Directed by: James Mangold || Produced by: Lauren Shuler Donner, Hugh Jackman, Hutch parker, John Palermo
Screenplay by: Mark Bomback, Scott Frank || Starring: Hugh Jackman, Tao Okamoto, Rila Fukushima, Hiroyuki Sanada, Svetlana Khodchenkova, Will Yun Lee, Haruhiko Yamanouchi, Brian Tee, Famke Janssen
Music by: Marco Beltrami || Cinematography: Ross Emery || Editing by: Michael McCusker || Country: United States, Australia || Language: English, Japanese
Running Time: 126 minutes
The X-Men film series has experienced a roller-coaster ride of ups and downs through the years, with the adventure starting way back in 2000 with the original X-Men, starring superheros Wolverine, Cyclops, Storm, Jean Grey, Rogue, and Professor X, as well as nemesis Magneto and his cronies, Sabretooth, Mystique, and Toad. It was quite the superhero-ensemble, and things got even better with X2: X-Men United (2003) three years later, adding some new baddies, as well as fan favorite, Nightcrawler.
Then, however, things took a turn for the worse as the series switched directors from Bryan Singer to director-for-hire, Brett Ratner (the Rush Hour films [1998, 2001, 2007]), for X-Men: The Last Stand, and the series bloated from the sloppy combination of two different plots (The Dark Phoenix Saga  and Gifted ). This downward trend continued into even more laughable territory with the widely criticized X-Men Origins: Wolverine (2009), ridiculed for its over-the-top style and melodramatic plot. Finally, the series appeared to get a hold of itself with the well-received X-Men: First Class (2011), which went back to the series’ roots of prejudice and social unrest, detailing the early lives and adventures of young Professor X and Magneto with a much younger cast.
And that brings us, at last, to The Wolverine. What perked interest in this latest X-flick was the allure that it might be the film Origins should’ve been — namely, a focused, Wolverine-centric story that took itself seriously. With those and only those expectations in mind, The Wolverine is undoubtedly a success. Its action and characterizations are far better, while the ridiculous antics of Origins are nowhere to be found. With that said, Origins is a low bar to compare this latest film to, so with that on the table, how good is Wolverine’s latest adventure from a more levelheaded, objective standpoint?
It’s not a bad film, all things considered. Sure, there are some over-the-top aspects here and there, and the plot is not well conveyed, but Wolverine’s interesting and likable character feels much more at home in this grounded, mature environment. It also doesn’t hurt that Hugh Jackman’s supporting cast is strong, as his Japanese sidekicks are interesting and have depth. Both Rila Fukushima and Tao Okamoto do good jobs as Jackman’s sidekick and love interest, respectively, and they help their lead carry the film through much of its confusing story.

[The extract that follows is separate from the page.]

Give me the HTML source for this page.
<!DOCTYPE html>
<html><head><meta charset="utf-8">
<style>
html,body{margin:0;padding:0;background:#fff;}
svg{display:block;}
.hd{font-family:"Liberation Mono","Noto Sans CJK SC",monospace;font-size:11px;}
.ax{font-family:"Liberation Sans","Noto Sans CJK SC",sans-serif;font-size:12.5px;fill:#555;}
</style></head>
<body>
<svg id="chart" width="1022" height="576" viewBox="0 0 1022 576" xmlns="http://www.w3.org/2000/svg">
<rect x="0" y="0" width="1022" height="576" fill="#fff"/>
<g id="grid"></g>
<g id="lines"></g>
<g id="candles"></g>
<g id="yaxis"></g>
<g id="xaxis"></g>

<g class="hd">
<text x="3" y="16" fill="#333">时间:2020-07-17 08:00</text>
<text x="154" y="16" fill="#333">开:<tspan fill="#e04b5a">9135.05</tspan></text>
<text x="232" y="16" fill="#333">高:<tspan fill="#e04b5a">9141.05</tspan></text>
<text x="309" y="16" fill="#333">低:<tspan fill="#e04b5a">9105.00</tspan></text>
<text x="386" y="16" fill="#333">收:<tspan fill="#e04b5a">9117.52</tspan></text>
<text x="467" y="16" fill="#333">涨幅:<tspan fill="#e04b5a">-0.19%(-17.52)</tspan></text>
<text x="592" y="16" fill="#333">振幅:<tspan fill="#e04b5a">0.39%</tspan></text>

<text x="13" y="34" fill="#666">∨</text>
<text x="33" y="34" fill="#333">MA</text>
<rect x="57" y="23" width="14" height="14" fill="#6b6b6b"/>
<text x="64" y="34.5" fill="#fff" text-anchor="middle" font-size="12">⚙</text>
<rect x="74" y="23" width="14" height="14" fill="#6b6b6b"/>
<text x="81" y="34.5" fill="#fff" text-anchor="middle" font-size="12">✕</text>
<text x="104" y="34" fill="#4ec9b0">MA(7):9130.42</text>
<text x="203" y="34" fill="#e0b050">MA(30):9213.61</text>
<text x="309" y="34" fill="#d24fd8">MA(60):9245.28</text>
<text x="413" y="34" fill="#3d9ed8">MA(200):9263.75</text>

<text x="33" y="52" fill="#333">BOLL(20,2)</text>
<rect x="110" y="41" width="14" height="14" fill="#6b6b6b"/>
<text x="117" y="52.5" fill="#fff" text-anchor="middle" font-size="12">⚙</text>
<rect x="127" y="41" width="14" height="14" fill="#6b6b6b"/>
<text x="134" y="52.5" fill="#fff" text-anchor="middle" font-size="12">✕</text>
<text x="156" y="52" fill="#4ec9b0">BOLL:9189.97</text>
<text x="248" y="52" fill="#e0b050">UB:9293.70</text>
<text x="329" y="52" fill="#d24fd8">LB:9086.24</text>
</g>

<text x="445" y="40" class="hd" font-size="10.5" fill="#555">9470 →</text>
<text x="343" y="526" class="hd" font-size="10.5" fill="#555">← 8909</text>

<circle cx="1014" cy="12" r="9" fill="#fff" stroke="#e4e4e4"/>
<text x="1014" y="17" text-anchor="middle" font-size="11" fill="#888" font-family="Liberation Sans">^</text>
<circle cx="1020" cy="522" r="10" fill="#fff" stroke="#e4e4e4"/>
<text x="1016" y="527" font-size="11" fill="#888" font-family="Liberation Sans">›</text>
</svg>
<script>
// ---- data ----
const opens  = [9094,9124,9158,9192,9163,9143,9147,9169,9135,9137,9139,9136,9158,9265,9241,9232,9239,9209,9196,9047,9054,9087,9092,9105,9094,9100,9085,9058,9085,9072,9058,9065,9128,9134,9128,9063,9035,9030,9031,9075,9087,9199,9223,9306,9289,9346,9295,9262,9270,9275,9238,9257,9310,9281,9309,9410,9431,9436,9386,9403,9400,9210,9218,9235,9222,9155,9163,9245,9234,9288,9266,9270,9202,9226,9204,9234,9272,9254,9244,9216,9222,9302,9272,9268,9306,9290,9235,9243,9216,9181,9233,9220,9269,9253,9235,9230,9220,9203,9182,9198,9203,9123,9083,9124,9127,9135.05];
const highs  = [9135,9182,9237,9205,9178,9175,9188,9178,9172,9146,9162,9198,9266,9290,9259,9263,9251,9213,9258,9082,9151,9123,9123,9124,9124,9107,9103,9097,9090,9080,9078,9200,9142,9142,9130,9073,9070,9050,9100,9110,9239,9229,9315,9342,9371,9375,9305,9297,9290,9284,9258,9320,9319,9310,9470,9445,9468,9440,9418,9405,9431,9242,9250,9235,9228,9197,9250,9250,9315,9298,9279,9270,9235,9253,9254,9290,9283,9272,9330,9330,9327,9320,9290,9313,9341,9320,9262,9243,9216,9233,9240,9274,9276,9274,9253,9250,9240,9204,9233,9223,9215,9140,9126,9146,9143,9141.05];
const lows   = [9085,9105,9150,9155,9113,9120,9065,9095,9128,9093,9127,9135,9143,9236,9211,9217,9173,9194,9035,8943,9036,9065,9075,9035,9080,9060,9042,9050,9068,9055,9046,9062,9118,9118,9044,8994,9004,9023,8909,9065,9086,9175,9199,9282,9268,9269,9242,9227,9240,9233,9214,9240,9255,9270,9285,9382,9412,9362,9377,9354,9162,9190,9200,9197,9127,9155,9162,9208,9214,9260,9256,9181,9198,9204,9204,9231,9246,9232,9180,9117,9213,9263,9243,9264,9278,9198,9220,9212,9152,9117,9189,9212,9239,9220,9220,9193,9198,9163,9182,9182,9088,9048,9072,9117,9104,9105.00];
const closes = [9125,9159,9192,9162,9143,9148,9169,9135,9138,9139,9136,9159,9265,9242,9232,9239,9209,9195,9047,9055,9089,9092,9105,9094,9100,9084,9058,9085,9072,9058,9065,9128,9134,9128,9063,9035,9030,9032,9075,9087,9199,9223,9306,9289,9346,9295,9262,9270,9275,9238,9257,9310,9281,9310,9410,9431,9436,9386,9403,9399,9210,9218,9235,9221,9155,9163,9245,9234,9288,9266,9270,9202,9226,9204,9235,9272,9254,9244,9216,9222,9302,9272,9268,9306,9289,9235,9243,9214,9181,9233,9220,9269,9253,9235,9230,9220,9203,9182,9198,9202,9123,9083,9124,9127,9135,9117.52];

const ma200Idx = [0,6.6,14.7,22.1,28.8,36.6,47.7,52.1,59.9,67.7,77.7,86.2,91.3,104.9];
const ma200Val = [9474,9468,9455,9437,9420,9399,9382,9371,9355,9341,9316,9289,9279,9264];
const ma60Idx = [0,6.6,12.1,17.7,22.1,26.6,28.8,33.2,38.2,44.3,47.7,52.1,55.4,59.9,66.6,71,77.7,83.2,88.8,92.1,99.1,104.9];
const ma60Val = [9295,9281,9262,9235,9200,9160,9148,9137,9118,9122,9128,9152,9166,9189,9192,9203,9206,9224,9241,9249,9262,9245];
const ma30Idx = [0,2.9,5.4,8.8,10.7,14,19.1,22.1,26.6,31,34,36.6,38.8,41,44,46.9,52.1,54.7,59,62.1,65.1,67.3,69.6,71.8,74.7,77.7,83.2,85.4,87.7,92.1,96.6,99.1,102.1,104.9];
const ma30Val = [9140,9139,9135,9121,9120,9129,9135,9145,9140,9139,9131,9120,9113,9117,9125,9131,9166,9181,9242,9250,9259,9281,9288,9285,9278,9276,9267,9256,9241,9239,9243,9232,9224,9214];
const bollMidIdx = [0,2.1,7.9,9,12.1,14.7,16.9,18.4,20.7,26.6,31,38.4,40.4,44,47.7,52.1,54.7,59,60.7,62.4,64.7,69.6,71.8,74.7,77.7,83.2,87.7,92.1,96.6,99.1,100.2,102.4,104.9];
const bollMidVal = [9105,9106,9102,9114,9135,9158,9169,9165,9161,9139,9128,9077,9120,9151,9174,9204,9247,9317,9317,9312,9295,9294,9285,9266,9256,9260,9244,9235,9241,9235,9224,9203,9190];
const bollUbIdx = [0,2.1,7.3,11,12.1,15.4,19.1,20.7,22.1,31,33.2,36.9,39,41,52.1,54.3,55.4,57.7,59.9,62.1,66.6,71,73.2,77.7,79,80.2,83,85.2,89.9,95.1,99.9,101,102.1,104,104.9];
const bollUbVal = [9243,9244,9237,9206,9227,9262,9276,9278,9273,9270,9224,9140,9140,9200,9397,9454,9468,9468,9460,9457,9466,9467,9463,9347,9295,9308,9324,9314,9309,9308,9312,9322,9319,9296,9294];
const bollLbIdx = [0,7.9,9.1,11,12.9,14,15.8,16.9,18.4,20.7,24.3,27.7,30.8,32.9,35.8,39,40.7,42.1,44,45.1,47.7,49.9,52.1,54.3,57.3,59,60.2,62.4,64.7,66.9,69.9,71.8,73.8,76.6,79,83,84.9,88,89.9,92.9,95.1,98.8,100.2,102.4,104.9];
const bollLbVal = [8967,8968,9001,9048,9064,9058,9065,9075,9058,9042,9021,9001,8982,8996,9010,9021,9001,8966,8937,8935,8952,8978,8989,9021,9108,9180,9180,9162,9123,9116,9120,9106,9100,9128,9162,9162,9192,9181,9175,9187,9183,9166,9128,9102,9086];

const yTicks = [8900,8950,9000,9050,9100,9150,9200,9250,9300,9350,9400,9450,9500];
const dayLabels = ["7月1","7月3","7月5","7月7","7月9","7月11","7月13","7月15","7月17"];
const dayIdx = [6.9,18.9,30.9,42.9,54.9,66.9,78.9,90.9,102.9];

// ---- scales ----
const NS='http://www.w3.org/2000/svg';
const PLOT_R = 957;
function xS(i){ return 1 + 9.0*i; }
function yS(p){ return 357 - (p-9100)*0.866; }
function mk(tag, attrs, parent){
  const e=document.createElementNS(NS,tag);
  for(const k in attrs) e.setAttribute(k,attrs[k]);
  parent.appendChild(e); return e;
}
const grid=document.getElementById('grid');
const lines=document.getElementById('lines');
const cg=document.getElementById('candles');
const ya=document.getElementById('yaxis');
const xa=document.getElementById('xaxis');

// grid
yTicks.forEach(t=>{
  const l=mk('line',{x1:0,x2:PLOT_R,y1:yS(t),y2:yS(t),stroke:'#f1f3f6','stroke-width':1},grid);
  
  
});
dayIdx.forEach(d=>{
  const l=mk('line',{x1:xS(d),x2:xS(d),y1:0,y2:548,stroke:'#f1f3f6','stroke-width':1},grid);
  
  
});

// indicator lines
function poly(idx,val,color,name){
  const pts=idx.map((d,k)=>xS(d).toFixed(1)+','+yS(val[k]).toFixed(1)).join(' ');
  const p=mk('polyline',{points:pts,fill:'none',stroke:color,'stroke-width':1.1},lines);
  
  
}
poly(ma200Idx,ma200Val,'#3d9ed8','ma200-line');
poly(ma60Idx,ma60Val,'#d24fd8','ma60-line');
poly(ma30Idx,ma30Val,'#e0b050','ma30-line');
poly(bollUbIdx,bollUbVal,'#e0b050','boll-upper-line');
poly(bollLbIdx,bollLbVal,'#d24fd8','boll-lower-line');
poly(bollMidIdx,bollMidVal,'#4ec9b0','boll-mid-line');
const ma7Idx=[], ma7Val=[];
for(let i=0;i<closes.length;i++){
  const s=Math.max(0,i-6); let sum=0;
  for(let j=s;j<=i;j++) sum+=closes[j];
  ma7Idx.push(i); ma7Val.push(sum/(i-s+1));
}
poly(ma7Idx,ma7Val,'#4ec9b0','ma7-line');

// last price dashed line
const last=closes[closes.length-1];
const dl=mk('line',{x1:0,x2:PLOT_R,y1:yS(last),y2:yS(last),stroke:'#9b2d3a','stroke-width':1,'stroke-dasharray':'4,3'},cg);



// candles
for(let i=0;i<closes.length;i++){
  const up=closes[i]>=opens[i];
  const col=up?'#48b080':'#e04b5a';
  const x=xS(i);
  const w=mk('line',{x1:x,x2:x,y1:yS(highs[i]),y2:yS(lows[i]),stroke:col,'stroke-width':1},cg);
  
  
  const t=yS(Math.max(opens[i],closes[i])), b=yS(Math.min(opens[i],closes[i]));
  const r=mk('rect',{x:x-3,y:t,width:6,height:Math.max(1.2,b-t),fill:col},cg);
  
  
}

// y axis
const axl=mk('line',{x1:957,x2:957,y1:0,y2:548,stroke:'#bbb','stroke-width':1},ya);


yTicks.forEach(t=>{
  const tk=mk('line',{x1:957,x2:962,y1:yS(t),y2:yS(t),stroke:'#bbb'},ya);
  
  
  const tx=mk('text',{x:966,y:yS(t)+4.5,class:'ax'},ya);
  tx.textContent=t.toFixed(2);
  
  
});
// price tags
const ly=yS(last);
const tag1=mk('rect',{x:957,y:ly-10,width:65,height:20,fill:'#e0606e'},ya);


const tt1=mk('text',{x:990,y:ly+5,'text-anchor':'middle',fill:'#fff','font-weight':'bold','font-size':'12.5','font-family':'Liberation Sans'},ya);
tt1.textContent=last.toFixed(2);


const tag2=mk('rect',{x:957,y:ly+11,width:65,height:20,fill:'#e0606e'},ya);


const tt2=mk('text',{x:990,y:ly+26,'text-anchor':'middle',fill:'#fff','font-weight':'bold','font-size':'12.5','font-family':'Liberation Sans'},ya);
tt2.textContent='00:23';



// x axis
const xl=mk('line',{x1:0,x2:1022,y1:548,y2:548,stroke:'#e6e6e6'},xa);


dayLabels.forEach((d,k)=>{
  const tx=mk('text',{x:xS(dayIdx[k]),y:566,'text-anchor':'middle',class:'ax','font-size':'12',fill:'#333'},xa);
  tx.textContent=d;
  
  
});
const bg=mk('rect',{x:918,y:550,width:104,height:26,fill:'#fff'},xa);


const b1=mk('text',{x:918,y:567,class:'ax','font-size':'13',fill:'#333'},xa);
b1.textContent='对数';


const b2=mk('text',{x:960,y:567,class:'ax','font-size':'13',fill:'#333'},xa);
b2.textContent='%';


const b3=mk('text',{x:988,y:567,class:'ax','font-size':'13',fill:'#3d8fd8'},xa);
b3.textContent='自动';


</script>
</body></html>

The Wolverine suffers when it comes to its antagonists. Svetlana Khodchenkova as Viper is distractingly awful in every scene in which she stars. Her character is poorly drawn, her lines are bad, and she recites them badly as well. Also, there isn’t much overarching villainy until the main antagonist is revealed at the end. It’s mostly Jackman, Fukushima, and Okamoto fighting a bunch of faceless henchmen for most of the movie. That might’ve been alright if for not how poorly the movie’s plot is communicated. The Wolverine’s odd choice to include multiple bad-guy organizations competing with each other comes across as confusing and needlessly complex. This movie was begging for a simpler, more effective plot that just wasn’t there.
In light of that, The Wolverine still rides high on its action scenes and, of course, Jackman’s likable performance as everybody’s favorite X-Man. His arc is satisfying despite the inconsistencies with the plot and the villains. The hallucination scenes are well implemented and do much to illustrate the state of Jackman’s emotional health.

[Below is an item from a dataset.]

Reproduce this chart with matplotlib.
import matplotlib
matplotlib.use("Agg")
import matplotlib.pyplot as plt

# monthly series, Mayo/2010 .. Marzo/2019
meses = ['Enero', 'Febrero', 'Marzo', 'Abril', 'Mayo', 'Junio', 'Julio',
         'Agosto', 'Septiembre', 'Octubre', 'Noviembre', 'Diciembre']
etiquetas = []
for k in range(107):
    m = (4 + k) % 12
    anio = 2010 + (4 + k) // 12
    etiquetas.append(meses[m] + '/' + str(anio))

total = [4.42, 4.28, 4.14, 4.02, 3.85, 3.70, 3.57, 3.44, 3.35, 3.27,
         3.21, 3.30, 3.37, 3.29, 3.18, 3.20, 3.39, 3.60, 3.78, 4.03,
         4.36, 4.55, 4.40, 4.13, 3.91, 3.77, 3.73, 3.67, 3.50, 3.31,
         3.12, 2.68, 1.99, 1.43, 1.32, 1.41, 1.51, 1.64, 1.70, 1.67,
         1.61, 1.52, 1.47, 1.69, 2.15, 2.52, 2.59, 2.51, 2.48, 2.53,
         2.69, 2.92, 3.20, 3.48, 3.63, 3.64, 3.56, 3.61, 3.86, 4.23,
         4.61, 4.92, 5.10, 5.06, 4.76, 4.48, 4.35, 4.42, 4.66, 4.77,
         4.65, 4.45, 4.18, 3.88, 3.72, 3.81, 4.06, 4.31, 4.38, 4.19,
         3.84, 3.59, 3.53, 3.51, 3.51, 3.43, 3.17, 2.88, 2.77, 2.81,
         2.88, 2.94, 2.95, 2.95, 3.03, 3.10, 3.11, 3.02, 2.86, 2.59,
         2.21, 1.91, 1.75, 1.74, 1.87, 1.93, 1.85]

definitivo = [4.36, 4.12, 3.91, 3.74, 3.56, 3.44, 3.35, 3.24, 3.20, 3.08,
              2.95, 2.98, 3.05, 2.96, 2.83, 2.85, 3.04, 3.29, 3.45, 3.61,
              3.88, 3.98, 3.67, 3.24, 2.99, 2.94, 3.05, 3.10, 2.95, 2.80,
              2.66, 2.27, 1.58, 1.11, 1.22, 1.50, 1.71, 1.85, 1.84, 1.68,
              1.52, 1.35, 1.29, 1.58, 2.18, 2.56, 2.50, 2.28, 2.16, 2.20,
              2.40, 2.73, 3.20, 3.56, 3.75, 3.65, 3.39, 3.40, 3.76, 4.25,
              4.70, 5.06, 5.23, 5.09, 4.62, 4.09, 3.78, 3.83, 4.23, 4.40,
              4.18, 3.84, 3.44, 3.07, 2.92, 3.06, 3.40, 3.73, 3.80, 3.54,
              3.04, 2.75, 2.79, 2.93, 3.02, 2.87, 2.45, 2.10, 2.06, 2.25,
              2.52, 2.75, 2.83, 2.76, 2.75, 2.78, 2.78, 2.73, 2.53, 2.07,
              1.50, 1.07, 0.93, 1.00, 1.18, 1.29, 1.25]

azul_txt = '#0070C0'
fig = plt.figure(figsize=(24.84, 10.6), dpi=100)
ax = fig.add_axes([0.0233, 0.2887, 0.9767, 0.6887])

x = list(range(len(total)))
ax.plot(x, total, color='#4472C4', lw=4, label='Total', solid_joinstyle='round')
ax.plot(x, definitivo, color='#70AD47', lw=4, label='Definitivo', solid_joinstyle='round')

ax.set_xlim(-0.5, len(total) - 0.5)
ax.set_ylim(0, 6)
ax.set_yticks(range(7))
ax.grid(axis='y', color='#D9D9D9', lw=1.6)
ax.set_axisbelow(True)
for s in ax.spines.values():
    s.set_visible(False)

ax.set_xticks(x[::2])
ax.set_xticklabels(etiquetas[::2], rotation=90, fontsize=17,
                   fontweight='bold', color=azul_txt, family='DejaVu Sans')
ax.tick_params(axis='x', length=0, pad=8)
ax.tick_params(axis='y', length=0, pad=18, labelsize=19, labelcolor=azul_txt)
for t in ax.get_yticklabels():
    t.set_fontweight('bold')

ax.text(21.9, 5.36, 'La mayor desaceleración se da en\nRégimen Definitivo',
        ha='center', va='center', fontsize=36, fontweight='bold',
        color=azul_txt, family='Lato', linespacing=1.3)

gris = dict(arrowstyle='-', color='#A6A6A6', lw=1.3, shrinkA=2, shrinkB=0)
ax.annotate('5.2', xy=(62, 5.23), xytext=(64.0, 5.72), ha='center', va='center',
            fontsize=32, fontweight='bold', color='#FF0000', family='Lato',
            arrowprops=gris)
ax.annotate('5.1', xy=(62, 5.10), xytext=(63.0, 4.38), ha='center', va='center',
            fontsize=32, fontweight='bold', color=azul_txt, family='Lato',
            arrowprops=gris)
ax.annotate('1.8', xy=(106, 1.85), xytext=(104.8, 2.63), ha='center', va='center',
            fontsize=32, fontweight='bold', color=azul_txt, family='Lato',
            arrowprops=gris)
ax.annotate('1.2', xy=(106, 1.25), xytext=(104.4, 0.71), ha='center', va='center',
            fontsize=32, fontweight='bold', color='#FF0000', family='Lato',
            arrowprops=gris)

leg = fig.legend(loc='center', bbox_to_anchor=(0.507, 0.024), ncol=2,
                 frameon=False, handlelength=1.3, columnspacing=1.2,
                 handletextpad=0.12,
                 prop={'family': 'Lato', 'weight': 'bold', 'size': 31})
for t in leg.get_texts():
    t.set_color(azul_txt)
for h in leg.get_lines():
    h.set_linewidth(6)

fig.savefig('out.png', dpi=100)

Altogether, The Wolverine is a fun, if uneven, action flick that’s sure to please fans of the comics and of the X-Men film series. Jackman’s latest adventure is lean, well paced, well grounded, and is highlighted by Jackman’s highbrow performance and some impressive action sequences. It’s a step in the right direction, if nothing else.
SUMMARY & RECOMMENDATION: Jackman shows he still has what it takes to unleash the beast within. The Wolverine is well paced, features excellent action sequences, and is bolstered by strong supporting performances from Fukushima and Okamoto.
— However… there are some issues with the villains, especially Viper, and the lack of a well defined, threatening bad guy hurts the film for much of its running time. The story is confusing.
? What the hell happened in the end-credits sequence, and has that ever been explained?